Rows from a dataset of charts and code:
* * * * * * *

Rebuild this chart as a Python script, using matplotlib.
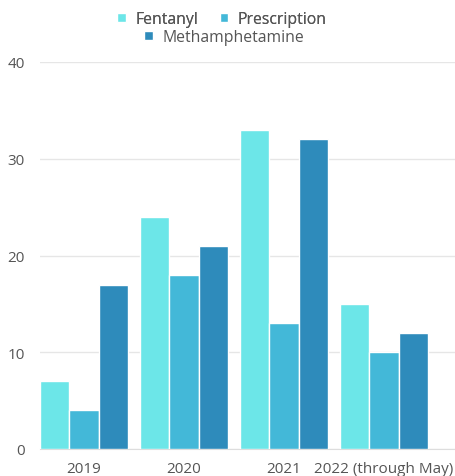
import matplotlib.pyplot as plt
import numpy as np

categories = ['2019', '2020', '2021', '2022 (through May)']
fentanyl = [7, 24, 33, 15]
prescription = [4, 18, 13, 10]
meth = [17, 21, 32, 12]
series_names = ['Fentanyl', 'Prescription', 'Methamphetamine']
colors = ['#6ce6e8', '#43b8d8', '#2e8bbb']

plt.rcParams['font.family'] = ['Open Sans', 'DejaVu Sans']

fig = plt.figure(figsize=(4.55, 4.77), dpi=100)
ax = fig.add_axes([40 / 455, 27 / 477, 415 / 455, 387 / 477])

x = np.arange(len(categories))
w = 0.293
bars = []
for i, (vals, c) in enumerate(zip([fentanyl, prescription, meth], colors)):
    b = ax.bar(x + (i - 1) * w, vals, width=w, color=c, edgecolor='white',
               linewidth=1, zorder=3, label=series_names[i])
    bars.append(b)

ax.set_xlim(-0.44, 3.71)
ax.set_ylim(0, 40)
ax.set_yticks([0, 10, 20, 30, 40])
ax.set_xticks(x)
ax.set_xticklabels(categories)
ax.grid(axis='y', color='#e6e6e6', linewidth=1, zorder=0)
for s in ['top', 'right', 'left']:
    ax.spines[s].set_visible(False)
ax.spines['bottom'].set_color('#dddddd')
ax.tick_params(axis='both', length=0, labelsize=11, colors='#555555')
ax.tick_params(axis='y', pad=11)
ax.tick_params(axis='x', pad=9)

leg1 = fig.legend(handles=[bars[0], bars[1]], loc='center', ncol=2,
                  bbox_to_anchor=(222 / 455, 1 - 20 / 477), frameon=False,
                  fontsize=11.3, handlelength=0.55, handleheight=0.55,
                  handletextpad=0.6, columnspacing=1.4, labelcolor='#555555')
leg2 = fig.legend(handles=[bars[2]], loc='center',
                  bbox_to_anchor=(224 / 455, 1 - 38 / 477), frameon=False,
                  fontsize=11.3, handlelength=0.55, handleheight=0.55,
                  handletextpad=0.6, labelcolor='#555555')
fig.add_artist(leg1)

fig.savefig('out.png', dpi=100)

* * * * * * *

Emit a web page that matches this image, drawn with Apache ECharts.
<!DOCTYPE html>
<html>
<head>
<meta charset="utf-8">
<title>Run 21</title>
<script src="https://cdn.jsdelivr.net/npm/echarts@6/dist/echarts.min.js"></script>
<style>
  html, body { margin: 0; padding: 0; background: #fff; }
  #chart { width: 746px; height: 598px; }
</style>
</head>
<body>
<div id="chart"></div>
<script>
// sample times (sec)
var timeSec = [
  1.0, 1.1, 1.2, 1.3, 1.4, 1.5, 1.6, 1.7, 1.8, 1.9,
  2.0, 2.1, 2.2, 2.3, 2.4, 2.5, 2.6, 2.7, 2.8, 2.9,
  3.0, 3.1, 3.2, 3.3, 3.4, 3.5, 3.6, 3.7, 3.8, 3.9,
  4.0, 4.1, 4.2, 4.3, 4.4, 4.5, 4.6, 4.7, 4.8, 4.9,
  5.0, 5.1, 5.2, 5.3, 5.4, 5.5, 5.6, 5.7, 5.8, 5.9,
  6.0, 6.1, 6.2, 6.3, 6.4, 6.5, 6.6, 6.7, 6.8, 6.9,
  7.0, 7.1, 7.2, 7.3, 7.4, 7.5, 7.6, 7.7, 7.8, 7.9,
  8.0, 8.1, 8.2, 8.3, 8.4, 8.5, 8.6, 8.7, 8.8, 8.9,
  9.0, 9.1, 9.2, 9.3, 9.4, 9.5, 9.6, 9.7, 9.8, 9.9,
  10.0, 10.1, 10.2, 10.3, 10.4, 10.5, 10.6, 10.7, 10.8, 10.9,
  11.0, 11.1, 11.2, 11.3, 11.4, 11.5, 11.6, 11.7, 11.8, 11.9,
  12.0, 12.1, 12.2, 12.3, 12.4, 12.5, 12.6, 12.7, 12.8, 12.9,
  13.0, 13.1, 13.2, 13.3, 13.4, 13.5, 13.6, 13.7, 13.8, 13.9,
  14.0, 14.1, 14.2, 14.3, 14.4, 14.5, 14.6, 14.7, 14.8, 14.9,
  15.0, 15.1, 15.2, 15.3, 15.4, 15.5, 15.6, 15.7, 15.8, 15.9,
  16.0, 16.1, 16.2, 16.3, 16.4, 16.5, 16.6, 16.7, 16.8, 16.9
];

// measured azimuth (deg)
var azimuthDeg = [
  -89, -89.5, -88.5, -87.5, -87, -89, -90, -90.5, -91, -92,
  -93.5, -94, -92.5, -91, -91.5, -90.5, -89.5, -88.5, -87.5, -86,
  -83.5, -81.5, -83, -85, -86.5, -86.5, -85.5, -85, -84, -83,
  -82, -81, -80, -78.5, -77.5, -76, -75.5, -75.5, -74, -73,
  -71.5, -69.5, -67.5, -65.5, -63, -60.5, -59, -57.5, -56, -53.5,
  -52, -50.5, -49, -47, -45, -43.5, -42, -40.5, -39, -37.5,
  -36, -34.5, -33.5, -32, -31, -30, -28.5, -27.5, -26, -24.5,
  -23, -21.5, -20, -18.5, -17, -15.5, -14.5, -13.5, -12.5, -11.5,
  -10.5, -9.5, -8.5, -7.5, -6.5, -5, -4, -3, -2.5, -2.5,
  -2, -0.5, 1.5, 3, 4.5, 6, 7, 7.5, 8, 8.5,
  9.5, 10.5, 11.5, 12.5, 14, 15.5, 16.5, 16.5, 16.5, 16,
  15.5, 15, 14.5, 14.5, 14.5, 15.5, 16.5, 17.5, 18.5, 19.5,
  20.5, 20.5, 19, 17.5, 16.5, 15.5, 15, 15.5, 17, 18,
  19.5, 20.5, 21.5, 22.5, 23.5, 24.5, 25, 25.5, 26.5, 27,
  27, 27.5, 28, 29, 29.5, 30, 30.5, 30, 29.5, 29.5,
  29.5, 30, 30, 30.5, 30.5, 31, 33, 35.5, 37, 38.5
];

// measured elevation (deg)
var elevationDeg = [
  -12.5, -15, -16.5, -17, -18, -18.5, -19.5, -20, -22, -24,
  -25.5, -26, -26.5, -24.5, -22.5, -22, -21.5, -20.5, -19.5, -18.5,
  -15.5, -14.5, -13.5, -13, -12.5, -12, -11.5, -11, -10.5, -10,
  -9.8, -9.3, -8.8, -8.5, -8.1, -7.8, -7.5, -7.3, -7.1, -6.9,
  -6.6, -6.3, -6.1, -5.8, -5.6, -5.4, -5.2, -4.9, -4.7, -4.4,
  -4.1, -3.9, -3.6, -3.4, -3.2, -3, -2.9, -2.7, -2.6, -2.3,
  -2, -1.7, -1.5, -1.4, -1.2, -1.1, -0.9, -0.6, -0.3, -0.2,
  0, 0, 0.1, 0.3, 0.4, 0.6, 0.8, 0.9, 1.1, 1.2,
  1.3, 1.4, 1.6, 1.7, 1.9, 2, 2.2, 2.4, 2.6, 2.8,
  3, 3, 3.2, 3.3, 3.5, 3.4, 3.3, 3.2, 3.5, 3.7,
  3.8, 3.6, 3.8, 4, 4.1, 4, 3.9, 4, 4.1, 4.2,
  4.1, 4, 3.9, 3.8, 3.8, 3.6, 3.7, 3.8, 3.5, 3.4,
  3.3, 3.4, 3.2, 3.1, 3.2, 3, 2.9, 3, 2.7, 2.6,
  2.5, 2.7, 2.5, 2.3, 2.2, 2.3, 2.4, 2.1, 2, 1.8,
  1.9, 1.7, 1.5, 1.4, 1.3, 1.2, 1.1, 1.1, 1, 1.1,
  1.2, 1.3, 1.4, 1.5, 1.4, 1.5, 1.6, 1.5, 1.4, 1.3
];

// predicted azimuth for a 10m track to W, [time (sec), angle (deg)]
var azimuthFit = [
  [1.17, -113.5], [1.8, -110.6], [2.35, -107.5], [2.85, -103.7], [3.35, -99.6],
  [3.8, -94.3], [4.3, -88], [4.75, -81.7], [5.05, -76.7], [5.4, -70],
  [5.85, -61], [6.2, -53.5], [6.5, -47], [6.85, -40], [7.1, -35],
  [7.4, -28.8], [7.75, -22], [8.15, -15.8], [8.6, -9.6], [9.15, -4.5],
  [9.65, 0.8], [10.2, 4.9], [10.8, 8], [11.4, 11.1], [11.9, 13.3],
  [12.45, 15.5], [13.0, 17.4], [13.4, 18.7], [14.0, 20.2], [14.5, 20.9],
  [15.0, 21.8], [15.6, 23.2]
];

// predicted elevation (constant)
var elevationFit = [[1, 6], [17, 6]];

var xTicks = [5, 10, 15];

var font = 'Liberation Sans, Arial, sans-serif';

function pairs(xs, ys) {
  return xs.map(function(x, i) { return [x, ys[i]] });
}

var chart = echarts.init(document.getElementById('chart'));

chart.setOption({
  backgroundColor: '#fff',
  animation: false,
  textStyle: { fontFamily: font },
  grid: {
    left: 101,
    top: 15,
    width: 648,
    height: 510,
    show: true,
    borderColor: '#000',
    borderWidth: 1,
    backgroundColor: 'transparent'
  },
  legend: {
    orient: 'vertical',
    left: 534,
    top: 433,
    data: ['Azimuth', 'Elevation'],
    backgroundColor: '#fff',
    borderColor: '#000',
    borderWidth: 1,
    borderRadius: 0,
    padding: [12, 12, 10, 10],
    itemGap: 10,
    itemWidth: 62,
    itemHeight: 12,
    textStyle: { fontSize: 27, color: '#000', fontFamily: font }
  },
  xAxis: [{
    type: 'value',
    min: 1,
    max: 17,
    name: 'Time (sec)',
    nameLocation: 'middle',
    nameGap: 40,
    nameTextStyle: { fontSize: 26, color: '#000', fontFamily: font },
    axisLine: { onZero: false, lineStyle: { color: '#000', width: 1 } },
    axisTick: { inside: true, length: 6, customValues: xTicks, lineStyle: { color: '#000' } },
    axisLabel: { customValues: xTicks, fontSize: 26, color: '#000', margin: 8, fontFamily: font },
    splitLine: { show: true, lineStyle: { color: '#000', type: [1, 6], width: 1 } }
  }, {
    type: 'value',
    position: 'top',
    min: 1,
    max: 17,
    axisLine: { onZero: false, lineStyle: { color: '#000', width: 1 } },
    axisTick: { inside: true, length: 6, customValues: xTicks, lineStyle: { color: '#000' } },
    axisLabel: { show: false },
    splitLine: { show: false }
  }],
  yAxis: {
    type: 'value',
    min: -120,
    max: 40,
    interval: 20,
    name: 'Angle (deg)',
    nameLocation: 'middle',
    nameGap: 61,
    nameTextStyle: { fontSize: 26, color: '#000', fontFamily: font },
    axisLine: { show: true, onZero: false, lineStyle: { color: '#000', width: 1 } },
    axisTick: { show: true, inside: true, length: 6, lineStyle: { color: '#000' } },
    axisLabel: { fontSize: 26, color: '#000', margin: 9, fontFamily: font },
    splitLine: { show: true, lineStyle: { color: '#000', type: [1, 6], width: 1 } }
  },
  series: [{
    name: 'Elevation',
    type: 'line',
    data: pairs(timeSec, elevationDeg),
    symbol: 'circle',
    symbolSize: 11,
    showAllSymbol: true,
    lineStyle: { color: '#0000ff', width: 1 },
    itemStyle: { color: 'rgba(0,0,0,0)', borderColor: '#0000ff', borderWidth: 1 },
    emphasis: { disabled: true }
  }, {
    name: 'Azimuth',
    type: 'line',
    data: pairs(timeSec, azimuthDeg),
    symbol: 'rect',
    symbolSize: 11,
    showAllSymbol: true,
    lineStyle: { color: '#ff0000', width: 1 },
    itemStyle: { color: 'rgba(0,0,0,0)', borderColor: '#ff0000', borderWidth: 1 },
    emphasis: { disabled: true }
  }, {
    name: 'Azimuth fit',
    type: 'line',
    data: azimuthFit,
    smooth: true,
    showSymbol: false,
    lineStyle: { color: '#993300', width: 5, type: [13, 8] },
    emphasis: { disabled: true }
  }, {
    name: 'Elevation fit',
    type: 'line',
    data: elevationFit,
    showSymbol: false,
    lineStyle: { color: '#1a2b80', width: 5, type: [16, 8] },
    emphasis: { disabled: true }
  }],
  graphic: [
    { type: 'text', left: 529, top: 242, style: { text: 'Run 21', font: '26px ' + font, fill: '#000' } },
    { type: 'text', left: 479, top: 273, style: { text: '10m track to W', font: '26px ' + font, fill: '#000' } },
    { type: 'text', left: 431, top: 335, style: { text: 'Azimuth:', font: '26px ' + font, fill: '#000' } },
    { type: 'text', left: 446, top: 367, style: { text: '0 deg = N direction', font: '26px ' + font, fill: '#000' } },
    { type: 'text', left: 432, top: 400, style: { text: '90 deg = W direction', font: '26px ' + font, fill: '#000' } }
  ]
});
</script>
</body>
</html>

* * * * * * *

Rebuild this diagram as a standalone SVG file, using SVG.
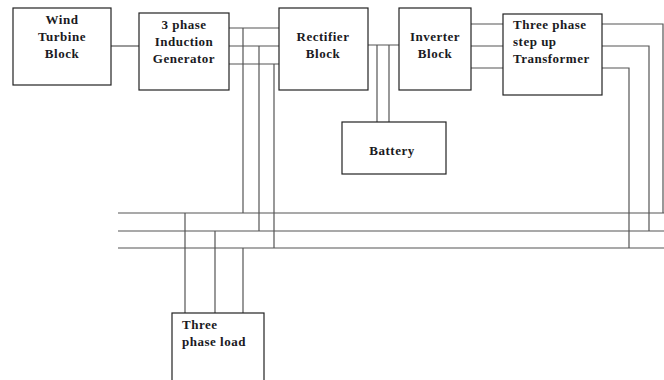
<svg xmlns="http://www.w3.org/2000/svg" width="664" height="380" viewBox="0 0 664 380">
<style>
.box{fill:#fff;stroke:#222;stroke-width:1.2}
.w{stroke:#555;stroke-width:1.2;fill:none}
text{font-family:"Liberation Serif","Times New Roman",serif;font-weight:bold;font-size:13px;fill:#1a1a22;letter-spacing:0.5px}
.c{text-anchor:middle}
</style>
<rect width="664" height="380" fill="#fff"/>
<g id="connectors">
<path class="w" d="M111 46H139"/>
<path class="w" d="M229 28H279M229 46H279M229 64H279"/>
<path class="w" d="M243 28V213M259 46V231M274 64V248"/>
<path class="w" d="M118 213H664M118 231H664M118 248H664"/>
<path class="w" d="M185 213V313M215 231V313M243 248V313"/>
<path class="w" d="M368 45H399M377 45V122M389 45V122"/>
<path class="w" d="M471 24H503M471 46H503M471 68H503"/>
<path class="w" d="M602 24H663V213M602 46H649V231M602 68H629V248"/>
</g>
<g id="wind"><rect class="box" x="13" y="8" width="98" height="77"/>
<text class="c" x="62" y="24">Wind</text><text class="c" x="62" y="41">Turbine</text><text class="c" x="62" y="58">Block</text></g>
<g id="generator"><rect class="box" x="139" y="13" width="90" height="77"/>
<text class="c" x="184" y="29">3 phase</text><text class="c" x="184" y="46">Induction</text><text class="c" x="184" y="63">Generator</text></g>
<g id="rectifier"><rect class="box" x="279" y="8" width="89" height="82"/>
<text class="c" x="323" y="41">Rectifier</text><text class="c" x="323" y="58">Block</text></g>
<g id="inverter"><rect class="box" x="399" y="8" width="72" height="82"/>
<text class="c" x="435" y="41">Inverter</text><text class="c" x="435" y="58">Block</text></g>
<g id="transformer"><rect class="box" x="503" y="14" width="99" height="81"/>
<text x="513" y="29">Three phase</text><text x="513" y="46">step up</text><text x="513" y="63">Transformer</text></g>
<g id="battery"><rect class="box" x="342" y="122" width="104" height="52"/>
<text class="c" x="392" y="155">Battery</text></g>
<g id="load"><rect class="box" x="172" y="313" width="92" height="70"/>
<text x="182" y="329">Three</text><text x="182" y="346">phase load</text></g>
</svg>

* * * * * * *

The required answer is a single number: the count of lines in the entries that hold the string "matplotlib".

== Solution for this task ==
2